Turning the handles and controls of ancient machinery is some contact to worlds before. Sure there is wear and we overcome it like forty years ago. Fifty years ago it was shot and all we do is improve it's personality. We know a lot about these machines by evidence of the wear they had during stressful times. We can almost determine those decades. A teardrop knob is so polished by fine ridge detail ( fingerprints), beyond buffing, that microscopically we connect to the machinists before.
spro
Posts: 8016
Joined: Mon Feb 20, 2006 11:04 pm
Location: mid atlantic

Re: engine lathe personality

Post by spro »

I connect to my South Bend 9A in a way. Turns out, it was made the same year I was born. Tale of two lathes; my Taiwan 12 X 36 is agnostic.
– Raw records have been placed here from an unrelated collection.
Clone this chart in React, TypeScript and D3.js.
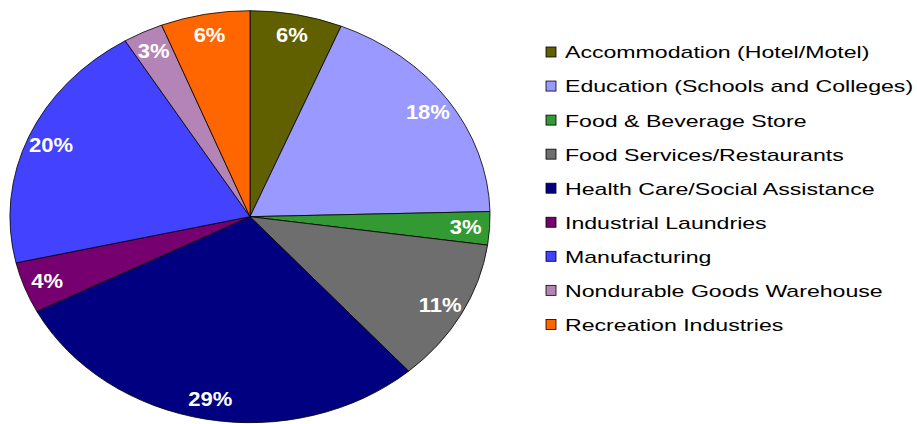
import React from "react";
import * as d3 from "d3";

const categories = [
  "Accommodation (Hotel/Motel)",
  "Education (Schools and Colleges)",
  "Food & Beverage Store",
  "Food Services/Restaurants",
  "Health Care/Social Assistance",
  "Industrial Laundries",
  "Manufacturing",
  "Nondurable Goods Warehouse",
  "Recreation Industries",
];
const values = [6.2, 18.4, 2.6, 11.3, 28.9, 4.0, 19.9, 2.7, 6.0];
const labels = ["6%", "18%", "3%", "11%", "29%", "4%", "20%", "3%", "6%"];
const colors = [
  "#606000",
  "#9999FF",
  "#339933",
  "#6E6E6E",
  "#000080",
  "#770070",
  "#4242FF",
  "#B384B5",
  "#FF6600",
];

const W = 917;
const H = 424;
const CX = 250;
const CY = 216.7;
const RX = 240;
const RY = 206;

export default function App() {
  const data = categories.map((c, i) => ({ name: c, value: values[i], label: labels[i], color: colors[i] }));
  const pie = d3
    .pie<any>()
    .sort(null)
    .value((d: any) => d.value)
    .startAngle(0)
    .endAngle(2 * Math.PI);
  const arcs = pie(data);
  const arc = d3.arc<any>().innerRadius(0).outerRadius(1);
  const legendY = d3.scaleLinear().domain([0, categories.length - 1]).range([52, 324.4]);

  return (
    <svg
      width={W}
      height={H}
      style={{ position: "absolute", left: 0, top: 0, background: "#fff" }}
    >
      <g transform={`translate(${CX},${CY}) scale(${RX},${RY})`}>
        {arcs.map((a, i) => (
          <path
            key={i}
            d={arc(a) as string}
            fill={a.data.color}
            stroke="#000"
            strokeWidth={0.8}
            vectorEffect="non-scaling-stroke"
          />
        ))}
      </g>
      {arcs.map((a, i) => {
        const mid = (a.startAngle + a.endAngle) / 2;
        const k = 0.9;
        const x = CX + RX * k * Math.sin(mid);
        const y = CY - RY * k * Math.cos(mid);
        return (
          <text
            key={i}
            transform={`translate(${x},${y + 7.2}) scale(1.1,1)`}
            textAnchor="middle"
            fill="#fff"
            fontFamily="'Liberation Sans', Arial, sans-serif"
            fontWeight="bold"
            fontSize={20}
          >
            {a.data.label}
          </text>
        );
      })}
      {data.map((d, i) => {
        const y = legendY(i);
        return (
          <g key={i}>
            <rect x={546} y={y - 5} width={10} height={10} fill={d.color} stroke="#000" strokeWidth={0.8} />
            <text
              transform={`translate(565,${y + 6.4}) scale(1.36,1)`}
              fill="#000"
              fontFamily="'Liberation Sans', Arial, sans-serif"
              fontSize={17}
            >
              {d.name}
            </text>
          </g>
        );
      })}
    </svg>
  );
}
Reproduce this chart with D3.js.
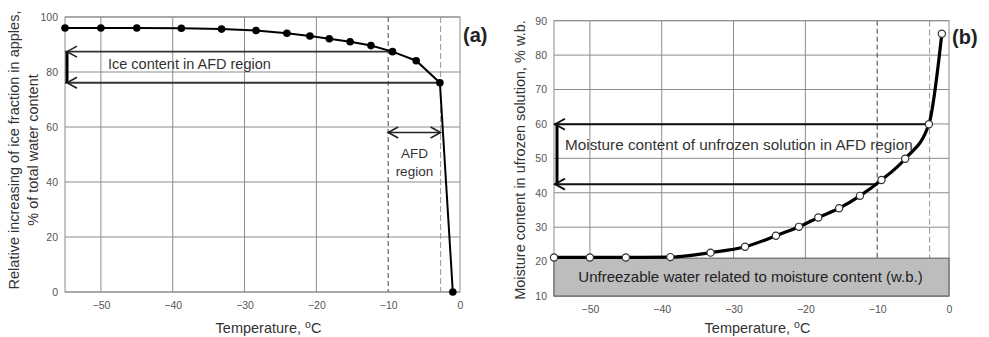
<!DOCTYPE html>
<html>
<head>
<meta charset="utf-8">
<script src="https://cdn.jsdelivr.net/npm/d3@7"></script>
<style>
  html, body { margin: 0; padding: 0; background: #fff; }
  svg { display: block; font-family: Arial, "Liberation Sans", sans-serif; }
</style>
</head>
<body>
<div id="chart"></div>
<script>
// ---- data ----
const temps = [-55, -50, -45, -38.8, -33.2, -28.4, -24.1, -20.9, -18.2, -15.3, -12.4, -9.4, -6.1, -2.8, -1.0];
const iceFraction = [96, 96, 96, 95.9, 95.6, 95.1, 94.1, 93.1, 92.1, 91, 89.6, 87.4, 84.1, 76.1, 0];
const moisture = [21.2, 21.2, 21.2, 21.3, 22.6, 24.3, 27.5, 30.1, 32.8, 35.5, 39.1, 43.7, 49.9, 59.9, 86.2];

const xTicks = [-50, -40, -30, -20, -10, 0];
const yTicksA = [0, 20, 40, 60, 80, 100];
const yTicksB = [10, 20, 30, 40, 50, 60, 70, 80, 90];

const afdBounds = [-10, -2.7];        // dashed verticals
const iceArrows = [87.4, 76.1];       // panel (a) bracket levels
const iceArrowEnds = [-9.4, -2.8];
const moistArrows = [59.9, 42.5];     // panel (b) bracket levels
const moistArrowEnds = [-2.8, -10];
const unfreezable = 21;               // grey band top, % w.b.

const COLOR = { grid: "#8c8c8c", tick: "#555", text: "#333", line: "#000", band: "#bdbdbd" };

const W = 989, H = 337;
const svg = d3.select("#chart").append("svg").attr("width", W).attr("height", H);

// panel frame helper: grid, ticks, border
function panel(box, yDomain, yTicks) {
  const x = d3.scaleLinear().domain([-55, 0]).range([box.x0, box.x1]);
  const y = d3.scaleLinear().domain(yDomain).range([box.y1, box.y0]);
  const g = svg.append("g");

  g.append("g").selectAll("line").data(yTicks).join("line")
    .attr("x1", box.x0).attr("x2", box.x1)
    .attr("y1", d => y(d)).attr("y2", d => y(d))
    .attr("stroke", COLOR.grid).attr("stroke-width", 1);
  g.append("g").selectAll("line").data(xTicks.filter(t => t < -15)).join("line")
    .attr("x1", d => x(d)).attr("x2", d => x(d))
    .attr("y1", box.y0).attr("y2", box.y1)
    .attr("stroke", COLOR.grid).attr("stroke-width", 1);
  // AFD boundaries
  g.append("line")
    .attr("x1", x(afdBounds[0])).attr("x2", x(afdBounds[0]))
    .attr("y1", box.y0).attr("y2", box.y1)
    .attr("stroke", "#444").attr("stroke-dasharray", "5,3");
  g.append("line")
    .attr("x1", x(afdBounds[1])).attr("x2", x(afdBounds[1]))
    .attr("y1", box.y0).attr("y2", box.y1)
    .attr("stroke", "#999").attr("stroke-dasharray", "6,3");

  g.append("rect")
    .attr("x", box.x0).attr("y", box.y0)
    .attr("width", box.x1 - box.x0).attr("height", box.y1 - box.y0)
    .attr("fill", "none").attr("stroke", COLOR.grid);

  // axes (labels only)
  const ax = g.append("g").attr("transform", `translate(0,${box.y1})`)
    .call(d3.axisBottom(x).tickValues(xTicks).tickSize(0).tickPadding(10));
  const ay = g.append("g").attr("transform", `translate(${box.x0},0)`)
    .call(d3.axisLeft(y).tickValues(yTicks).tickSize(0).tickPadding(7));
  [ax, ay].forEach(a => {
    a.select(".domain").remove();
    a.selectAll("text").attr("font-size", 10.5).attr("fill", COLOR.tick)
      .attr("font-family", "Arial, 'Liberation Sans', sans-serif");
  });

  // x title with raised "o"
  const t = g.append("text")
    .attr("x", (box.x0 + box.x1) / 2 + 6).attr("y", 333)
    .attr("text-anchor", "middle").attr("font-size", 14.5).attr("fill", COLOR.text);
  t.append("tspan").text("Temperature, ");
  t.append("tspan").attr("dy", -5).attr("font-size", 10.5).text("o");
  t.append("tspan").attr("dy", 5).text("C");
  return { x, y, g };
}

function chevron(g, px, py, dir, color, w) {
  g.append("path")
    .attr("d", `M${px + dir * 10},${py - 5.5} L${px},${py} L${px + dir * 10},${py + 5.5}`)
    .attr("fill", "none").attr("stroke", color).attr("stroke-width", w);
}

// ---- panel (a) ----
const A = panel({ x0: 65, x1: 460, y0: 17, y1: 292 }, [0, 100], yTicksA);

A.g.selectAll(".arrA").data(iceArrows).join("line")
  .attr("x1", A.x(-55)).attr("x2", (d, i) => A.x(iceArrowEnds[i]))
  .attr("y1", d => A.y(d)).attr("y2", d => A.y(d))
  .attr("stroke", "#333").attr("stroke-width", 1.8);
A.g.append("line")
  .attr("x1", A.x(-55) + 2).attr("x2", A.x(-55) + 2)
  .attr("y1", A.y(iceArrows[0])).attr("y2", A.y(iceArrows[1]))
  .attr("stroke", "#000").attr("stroke-width", 3);
iceArrows.forEach(v => chevron(A.g, A.x(-55) + 2, A.y(v), 1, "#222", 1.6));
A.g.append("text").attr("x", 108).attr("y", A.y(iceArrows[0]) + 17)
  .attr("font-size", 14.5).attr("fill", COLOR.text).text("Ice content in AFD region");

// AFD region double arrow
const afdY = A.y(58);
A.g.append("line").attr("x1", A.x(afdBounds[0])).attr("x2", A.x(afdBounds[1]))
  .attr("y1", afdY).attr("y2", afdY).attr("stroke", "#222").attr("stroke-width", 1.6);
chevron(A.g, A.x(afdBounds[0]), afdY, 1, "#222", 1.6);
chevron(A.g, A.x(afdBounds[1]), afdY, -1, "#222", 1.6);
const afdMid = (A.x(afdBounds[0]) + A.x(afdBounds[1])) / 2;
A.g.append("text").attr("x", afdMid).attr("y", 158).attr("text-anchor", "middle")
  .attr("font-size", 13.5).attr("fill", COLOR.text).text("AFD");
A.g.append("text").attr("x", afdMid).attr("y", 176).attr("text-anchor", "middle")
  .attr("font-size", 13.5).attr("fill", COLOR.text).text("region");

const ptsA = temps.map((t, i) => [t, iceFraction[i]]);
A.g.append("path").datum(ptsA)
  .attr("d", d3.line().x(d => A.x(d[0])).y(d => A.y(d[1])))
  .attr("fill", "none").attr("stroke", COLOR.line).attr("stroke-width", 2);
A.g.selectAll(".ptA").data(ptsA).join("circle")
  .attr("cx", d => A.x(d[0])).attr("cy", d => A.y(d[1])).attr("r", 3.8)
  .attr("fill", "#000");

// y title (two lines)
[["Relative increasing of ice fraction in apples,", 14], ["% of total water content", 33]].forEach(([s, cx]) => {
  svg.append("text").attr("transform", `translate(${cx + 5},150) rotate(-90)`)
    .attr("text-anchor", "middle").attr("font-size", 14.5).attr("fill", COLOR.text).text(s);
});
svg.append("text").attr("x", 463).attr("y", 42).attr("font-size", 20).attr("font-weight", "bold")
  .attr("fill", "#222").text("(a)");

// ---- panel (b) ----
const B = panel({ x0: 554, x1: 949, y0: 20.7, y1: 296 }, [10, 90], yTicksB);

B.g.append("rect")
  .attr("x", B.x(-55)).attr("y", B.y(unfreezable))
  .attr("width", B.x(0) - B.x(-55)).attr("height", B.y(10) - B.y(unfreezable))
  .attr("fill", COLOR.band).attr("stroke", "#555");
B.g.append("text").attr("x", (B.x(-55) + B.x(0)) / 2 - 1).attr("y", 282)
  .attr("text-anchor", "middle").attr("font-size", 15).attr("fill", "#222")
  .text("Unfreezable water related to moisture content (w.b.)");

B.g.selectAll(".arrB").data(moistArrows).join("line")
  .attr("x1", B.x(-55)).attr("x2", (d, i) => B.x(moistArrowEnds[i]))
  .attr("y1", d => B.y(d)).attr("y2", d => B.y(d))
  .attr("stroke", "#111").attr("stroke-width", 2);
B.g.append("line")
  .attr("x1", B.x(-55) + 3).attr("x2", B.x(-55) + 3)
  .attr("y1", B.y(moistArrows[0])).attr("y2", B.y(moistArrows[1]))
  .attr("stroke", "#000").attr("stroke-width", 3);
moistArrows.forEach(v => chevron(B.g, B.x(-55) + 1, B.y(v), 1, "#111", 1.8));
B.g.append("text").attr("x", 565).attr("y", 150)
  .attr("font-size", 15.3).attr("fill", COLOR.text).text("Moisture content of unfrozen solution in AFD region");

const ptsB = temps.map((t, i) => [t, moisture[i]]);
B.g.append("path").datum(ptsB)
  .attr("d", d3.line().x(d => B.x(d[0])).y(d => B.y(d[1])).curve(d3.curveMonotoneX))
  .attr("fill", "none").attr("stroke", COLOR.line).attr("stroke-width", 3.2);
B.g.selectAll(".ptB").data(ptsB).join("circle")
  .attr("cx", d => B.x(d[0])).attr("cy", d => B.y(d[1])).attr("r", 3.6)
  .attr("fill", "#fff").attr("stroke", "#333").attr("stroke-width", 1.2);

svg.append("text").attr("transform", "translate(525,160) rotate(-90)")
  .attr("text-anchor", "middle").attr("font-size", 14.5).attr("fill", COLOR.text)
  .text("Moisture content in ufrozen solution, % w.b.");
svg.append("text").attr("x", 952).attr("y", 44).attr("font-size", 20).attr("font-weight", "bold")
  .attr("fill", "#222").text("(b)");
</script>
</body>
</html>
Well, less agnostic than it was but not much personality. That will be determined by someone else. It just sits there waiting for me to break it. Smokin blue chips crawling across the floor - before knowing about- chip breakers.
spro
Posts: 8016
Joined: Mon Feb 20, 2006 11:04 pm
Location: mid atlantic

Re: engine lathe personality

Post by spro »

It does come back to a certain time when I needed metric. Sure I spent for that. Lathe had issues and some were by me. Don't think you have it down and know everything. The Taiwan lathe with a remarkable Polish chuck- (later called Bison) is a beast. I couldn't find another lathe of this capacity to bring into my basement. I had to support the stairway and navigate by rolling bench, to place it upon the bench where once stood a 1933 South Bend 11". That one had personality to bring tears to eyes. Still have it. It was flat worn out.